Ein weiterer Dank gebührt den ausgezeichneten Beamten der Landespolizei, und zwar ein Dank deshalb, weil sie in ganz außerordentlich hingebungsvoller Arbeit diese Halle geschaffen haben. Wenn sie nicht in Tag- und Nachtschichten, und ohne einen achtstündigen Arbeitstag zu kennen, auch nachts gearbeitet hätten, säßen wir heute nicht hier.

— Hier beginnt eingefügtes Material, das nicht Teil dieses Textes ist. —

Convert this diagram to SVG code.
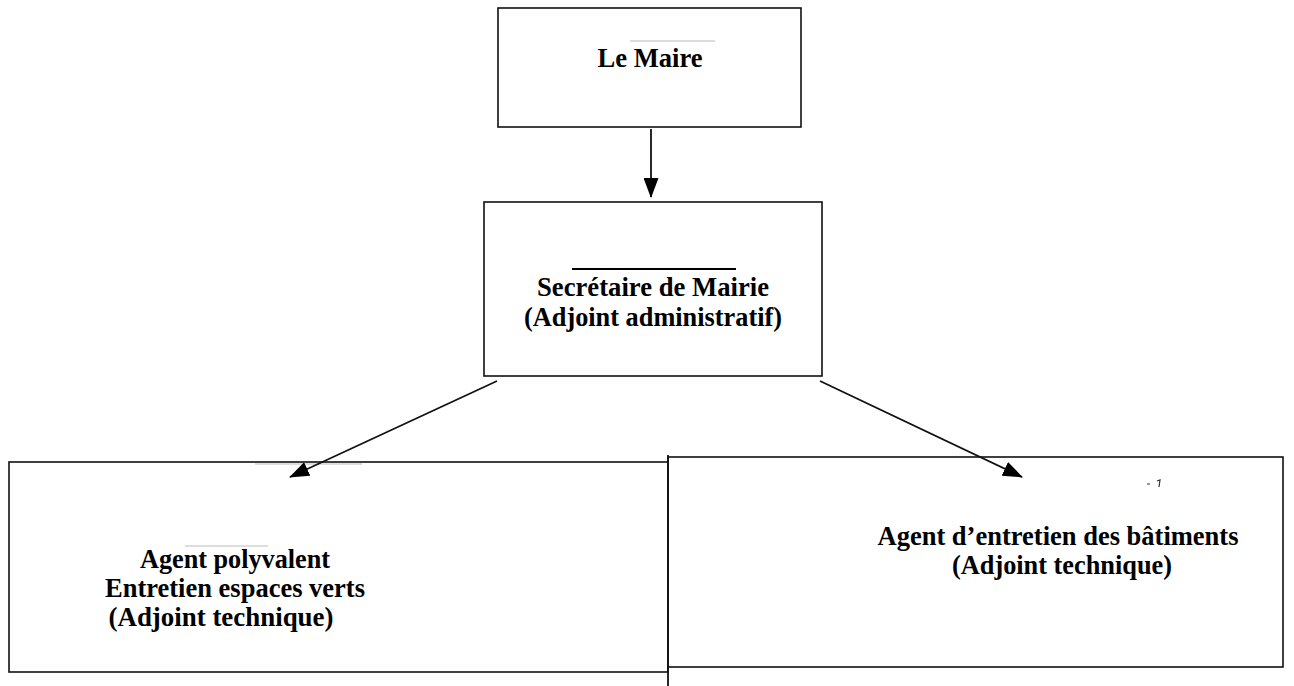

Einen dürfen wir nicht vergessen, den heiligen Petrus. Er macht auch, soviel ich weiß, in Bayern das Wetter. Wahrhaftig, diese Tage waren vom ersten bis zum heutigen in blau und Sonne getaucht. Nur am heutigen Tage hat er einige Silberwolken heraufziehen lassen, um die bayerischen Farben weiß und blau am Himmel zu zeigen. Aber auch jetzt war er noch gnädig gewesen, das Gewitter, das die Landeswetterwarte prophezeit hat, hat er anderswohin verlegt.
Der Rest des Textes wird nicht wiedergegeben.